Remember -- we're not saying these people aren't good actors (though we're not denying that, either). We're just suggesting that maybe these folks could be just a smidgen more discerning in their choice of material in the future. If, in fact, they have a future. Or a choice.
* Chevy Chase. He turned a smirking stumblebum into a cottage industry and then learned to sleepwalk through bad movies. He's sired enough dogs to open a kennel. Examples: "Modern Problems," "Fletch Lives," "Three Amigos," "Under the Rainbow" -- gee, the list goes on and on, let's just get to his latest dud -- "Memoirs of an Invisible Man." For the sake of moviegoers, here's hoping his Fox network late-night talk show comes through.

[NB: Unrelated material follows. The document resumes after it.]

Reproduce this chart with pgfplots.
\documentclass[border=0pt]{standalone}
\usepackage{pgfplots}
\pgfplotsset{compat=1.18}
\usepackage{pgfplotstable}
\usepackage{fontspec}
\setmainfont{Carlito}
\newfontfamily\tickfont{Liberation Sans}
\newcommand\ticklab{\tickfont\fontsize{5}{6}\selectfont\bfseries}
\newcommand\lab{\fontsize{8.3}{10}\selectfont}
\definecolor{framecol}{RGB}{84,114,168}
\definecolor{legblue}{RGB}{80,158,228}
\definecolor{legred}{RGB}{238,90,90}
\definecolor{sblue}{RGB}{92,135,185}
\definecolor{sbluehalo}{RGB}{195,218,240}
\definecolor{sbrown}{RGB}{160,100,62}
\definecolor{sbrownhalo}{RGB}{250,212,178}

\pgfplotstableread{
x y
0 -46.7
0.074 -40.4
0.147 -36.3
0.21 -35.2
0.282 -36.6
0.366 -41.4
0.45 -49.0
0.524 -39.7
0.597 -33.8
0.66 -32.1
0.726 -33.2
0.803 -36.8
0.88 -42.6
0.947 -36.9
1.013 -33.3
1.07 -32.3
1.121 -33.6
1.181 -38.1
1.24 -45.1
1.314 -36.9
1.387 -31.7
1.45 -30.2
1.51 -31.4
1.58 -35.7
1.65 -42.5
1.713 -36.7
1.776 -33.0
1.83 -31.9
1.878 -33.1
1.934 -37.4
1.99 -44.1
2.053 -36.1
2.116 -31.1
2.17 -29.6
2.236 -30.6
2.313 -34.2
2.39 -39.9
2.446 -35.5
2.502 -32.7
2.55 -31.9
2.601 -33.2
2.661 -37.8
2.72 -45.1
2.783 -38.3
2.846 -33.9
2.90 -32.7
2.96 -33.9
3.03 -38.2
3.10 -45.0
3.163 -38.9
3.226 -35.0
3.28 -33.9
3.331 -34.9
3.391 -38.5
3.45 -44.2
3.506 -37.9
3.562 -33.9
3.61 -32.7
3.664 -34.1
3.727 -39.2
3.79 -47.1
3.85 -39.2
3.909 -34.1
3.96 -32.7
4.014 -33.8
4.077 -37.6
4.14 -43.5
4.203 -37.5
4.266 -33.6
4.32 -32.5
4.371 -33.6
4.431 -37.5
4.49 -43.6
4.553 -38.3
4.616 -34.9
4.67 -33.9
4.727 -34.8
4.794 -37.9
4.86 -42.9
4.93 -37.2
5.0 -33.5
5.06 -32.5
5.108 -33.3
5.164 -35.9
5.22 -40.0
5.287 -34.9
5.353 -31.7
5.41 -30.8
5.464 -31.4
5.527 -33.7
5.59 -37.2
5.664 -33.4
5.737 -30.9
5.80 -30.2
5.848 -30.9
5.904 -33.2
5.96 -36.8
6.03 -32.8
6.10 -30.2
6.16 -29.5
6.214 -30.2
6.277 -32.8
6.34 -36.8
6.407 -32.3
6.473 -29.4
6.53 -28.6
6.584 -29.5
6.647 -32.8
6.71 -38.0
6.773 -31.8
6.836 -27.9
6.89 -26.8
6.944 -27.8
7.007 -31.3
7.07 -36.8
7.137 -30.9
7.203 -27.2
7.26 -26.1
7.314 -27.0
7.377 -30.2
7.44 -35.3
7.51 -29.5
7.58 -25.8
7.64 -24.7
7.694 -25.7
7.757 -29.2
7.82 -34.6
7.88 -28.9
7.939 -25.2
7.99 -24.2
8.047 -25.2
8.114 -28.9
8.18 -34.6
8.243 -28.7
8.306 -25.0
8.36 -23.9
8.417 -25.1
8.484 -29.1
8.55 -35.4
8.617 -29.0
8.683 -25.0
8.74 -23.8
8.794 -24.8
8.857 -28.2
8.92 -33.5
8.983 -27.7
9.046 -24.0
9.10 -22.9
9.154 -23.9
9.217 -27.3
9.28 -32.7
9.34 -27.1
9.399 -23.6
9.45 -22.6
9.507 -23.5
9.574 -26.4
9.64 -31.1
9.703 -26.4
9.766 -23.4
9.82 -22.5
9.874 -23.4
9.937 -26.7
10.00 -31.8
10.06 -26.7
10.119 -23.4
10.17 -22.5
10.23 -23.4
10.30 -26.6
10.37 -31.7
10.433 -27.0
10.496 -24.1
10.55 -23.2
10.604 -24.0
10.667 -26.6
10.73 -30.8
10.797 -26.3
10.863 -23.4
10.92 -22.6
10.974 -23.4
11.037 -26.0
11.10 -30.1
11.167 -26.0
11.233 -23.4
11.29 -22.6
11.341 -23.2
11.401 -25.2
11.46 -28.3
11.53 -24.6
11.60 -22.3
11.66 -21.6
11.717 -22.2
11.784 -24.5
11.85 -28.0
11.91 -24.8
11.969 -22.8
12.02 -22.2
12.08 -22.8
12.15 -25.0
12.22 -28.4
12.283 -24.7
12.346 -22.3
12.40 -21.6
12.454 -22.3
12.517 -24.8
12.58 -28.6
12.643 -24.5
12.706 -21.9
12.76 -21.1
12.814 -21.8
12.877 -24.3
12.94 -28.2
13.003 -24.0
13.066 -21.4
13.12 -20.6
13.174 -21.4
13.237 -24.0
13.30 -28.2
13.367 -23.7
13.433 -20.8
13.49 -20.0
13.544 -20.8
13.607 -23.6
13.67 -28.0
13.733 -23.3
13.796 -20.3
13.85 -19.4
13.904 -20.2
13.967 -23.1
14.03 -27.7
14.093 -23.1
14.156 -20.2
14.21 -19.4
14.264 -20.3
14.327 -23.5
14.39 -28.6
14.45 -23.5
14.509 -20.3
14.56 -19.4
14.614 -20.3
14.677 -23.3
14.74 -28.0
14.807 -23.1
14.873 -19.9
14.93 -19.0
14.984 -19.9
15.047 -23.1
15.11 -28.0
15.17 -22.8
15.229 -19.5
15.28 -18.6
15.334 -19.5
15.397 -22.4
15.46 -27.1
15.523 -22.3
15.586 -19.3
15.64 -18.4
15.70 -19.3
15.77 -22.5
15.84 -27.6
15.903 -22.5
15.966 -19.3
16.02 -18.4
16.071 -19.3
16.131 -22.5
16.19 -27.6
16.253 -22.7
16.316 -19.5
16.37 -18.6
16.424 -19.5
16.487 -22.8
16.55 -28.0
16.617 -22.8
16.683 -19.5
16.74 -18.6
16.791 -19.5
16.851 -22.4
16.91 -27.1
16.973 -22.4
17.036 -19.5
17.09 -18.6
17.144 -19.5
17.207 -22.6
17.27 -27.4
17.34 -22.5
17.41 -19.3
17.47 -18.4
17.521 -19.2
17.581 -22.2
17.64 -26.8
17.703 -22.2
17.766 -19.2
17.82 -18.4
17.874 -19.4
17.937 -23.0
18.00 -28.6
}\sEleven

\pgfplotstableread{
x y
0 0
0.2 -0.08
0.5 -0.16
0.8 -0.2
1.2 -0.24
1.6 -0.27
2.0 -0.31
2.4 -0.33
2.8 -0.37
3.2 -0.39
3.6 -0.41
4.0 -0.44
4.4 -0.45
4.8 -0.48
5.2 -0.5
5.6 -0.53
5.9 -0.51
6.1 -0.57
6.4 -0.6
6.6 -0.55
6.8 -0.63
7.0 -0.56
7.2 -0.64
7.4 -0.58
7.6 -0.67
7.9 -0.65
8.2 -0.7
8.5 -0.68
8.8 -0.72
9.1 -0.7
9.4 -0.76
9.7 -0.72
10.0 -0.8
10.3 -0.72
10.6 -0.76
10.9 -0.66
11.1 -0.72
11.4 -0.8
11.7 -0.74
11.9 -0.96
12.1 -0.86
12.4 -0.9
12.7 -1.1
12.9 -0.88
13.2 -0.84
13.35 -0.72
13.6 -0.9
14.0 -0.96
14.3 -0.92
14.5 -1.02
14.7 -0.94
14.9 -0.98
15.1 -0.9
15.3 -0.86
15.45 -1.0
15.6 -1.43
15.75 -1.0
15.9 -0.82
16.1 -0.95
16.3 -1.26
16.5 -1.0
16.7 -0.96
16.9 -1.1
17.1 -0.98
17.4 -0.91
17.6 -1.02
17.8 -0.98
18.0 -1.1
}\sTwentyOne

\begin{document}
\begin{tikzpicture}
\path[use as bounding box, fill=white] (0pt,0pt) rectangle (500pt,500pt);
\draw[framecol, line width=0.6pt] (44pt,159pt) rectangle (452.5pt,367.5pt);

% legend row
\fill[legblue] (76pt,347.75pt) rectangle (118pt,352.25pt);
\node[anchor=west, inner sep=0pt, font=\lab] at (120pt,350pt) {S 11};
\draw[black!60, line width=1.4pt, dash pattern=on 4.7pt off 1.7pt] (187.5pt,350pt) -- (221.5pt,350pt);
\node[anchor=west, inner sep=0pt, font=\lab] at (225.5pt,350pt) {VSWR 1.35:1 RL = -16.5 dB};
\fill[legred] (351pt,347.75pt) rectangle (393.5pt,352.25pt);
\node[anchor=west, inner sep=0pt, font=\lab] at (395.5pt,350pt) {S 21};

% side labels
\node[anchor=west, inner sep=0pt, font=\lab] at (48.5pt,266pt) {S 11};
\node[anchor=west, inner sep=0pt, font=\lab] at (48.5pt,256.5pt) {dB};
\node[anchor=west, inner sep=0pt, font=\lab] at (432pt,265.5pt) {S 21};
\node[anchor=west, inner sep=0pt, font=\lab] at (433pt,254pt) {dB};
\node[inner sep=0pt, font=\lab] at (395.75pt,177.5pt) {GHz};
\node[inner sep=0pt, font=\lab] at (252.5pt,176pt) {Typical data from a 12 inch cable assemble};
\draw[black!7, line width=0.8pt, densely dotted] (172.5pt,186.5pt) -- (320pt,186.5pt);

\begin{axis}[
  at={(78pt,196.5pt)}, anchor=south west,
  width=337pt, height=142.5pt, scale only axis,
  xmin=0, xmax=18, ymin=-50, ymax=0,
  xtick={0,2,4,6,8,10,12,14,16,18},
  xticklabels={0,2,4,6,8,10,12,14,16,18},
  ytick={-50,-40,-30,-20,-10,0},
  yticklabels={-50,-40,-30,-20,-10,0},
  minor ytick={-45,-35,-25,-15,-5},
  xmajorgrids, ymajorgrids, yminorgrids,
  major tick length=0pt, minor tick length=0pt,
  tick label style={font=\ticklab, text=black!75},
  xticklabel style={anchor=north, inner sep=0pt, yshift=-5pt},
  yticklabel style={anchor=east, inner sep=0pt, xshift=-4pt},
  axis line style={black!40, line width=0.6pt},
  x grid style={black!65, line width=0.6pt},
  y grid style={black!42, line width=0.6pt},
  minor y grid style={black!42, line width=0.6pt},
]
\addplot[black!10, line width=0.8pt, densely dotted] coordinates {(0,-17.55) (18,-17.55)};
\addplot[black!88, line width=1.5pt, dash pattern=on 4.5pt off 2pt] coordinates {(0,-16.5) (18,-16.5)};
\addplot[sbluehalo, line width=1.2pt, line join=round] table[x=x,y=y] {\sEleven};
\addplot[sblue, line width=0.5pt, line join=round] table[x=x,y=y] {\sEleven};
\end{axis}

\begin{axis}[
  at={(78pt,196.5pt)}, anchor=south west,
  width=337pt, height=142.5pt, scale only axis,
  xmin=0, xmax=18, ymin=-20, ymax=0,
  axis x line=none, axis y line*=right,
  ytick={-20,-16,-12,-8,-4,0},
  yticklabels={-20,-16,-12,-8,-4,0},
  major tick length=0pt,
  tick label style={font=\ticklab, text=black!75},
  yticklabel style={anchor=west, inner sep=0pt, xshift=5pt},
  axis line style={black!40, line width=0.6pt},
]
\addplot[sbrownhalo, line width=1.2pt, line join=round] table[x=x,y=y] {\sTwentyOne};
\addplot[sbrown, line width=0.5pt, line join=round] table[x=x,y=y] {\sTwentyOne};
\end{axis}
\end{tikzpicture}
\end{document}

* Dan Aykroyd. The most versatile performer on the original "Saturday Night Live" has become the most dreaded name on a movie marquee. Has he carried an even moderately acceptable movie in the past decade? His list of duds is even longer than Mr. Chase's, culminating with his disastrous "Nothing but Trouble," which he wrote and directed and which was nothing but interminable. His self-absorbed and insight-free column in Premiere magazine disappeared after three months.
* John Candy. The anti-Midas: Everything he touches turns into a leaden bore. Every character he plays is the same -- the pathetic, dopey fat guy longing for a beauty -- which just isn't that appealing anymore.
* Jim Belushi. His films ("Curly Sue," "Taking Care of Business," "Mr. Destiny," "Once Upon a Crime") makes brother John's duds ("1941," "Continental Divide") look like sage career moves.
* Julia Roberts. The biggest star who has never made a really good movie -- "Pretty Woman," "Sleeping With the Enemy," "Dying Young" and "Hook" are competent at best and usually far worse. Ms. Roberts is a Republican pinup girl -- she always plays women desperately dependent on their men, and when she gives an interview, she's denying everything and blaming the media. This is our actress of the '90s?
* Goldie Hawn. Ditsy ("Protocol," "Wildcats" "Overboard," "Bird on a Wire") or serious ("Deceived," "Crisscross"), Ms. Hawn's projects tend to be star-driven vehicles with plot lines that don't come close to meeting the recommended daily amounts of intelligence.
* Bruce Willis. Somewhere along the line, his smirk began reeking of insufferable smugness, and he began to think any piece of junk he wink-winked through would be a charmer. "Blind Date," "Sunset," "Hudson Hawk" and "The Last Boy Scout" have proved him wrong. Beware, Meryl Streep: Your co-stars in your upcoming "Death Becomes Her" are Mr. Willis and Ms. Hawn. It doesn't stand a chance.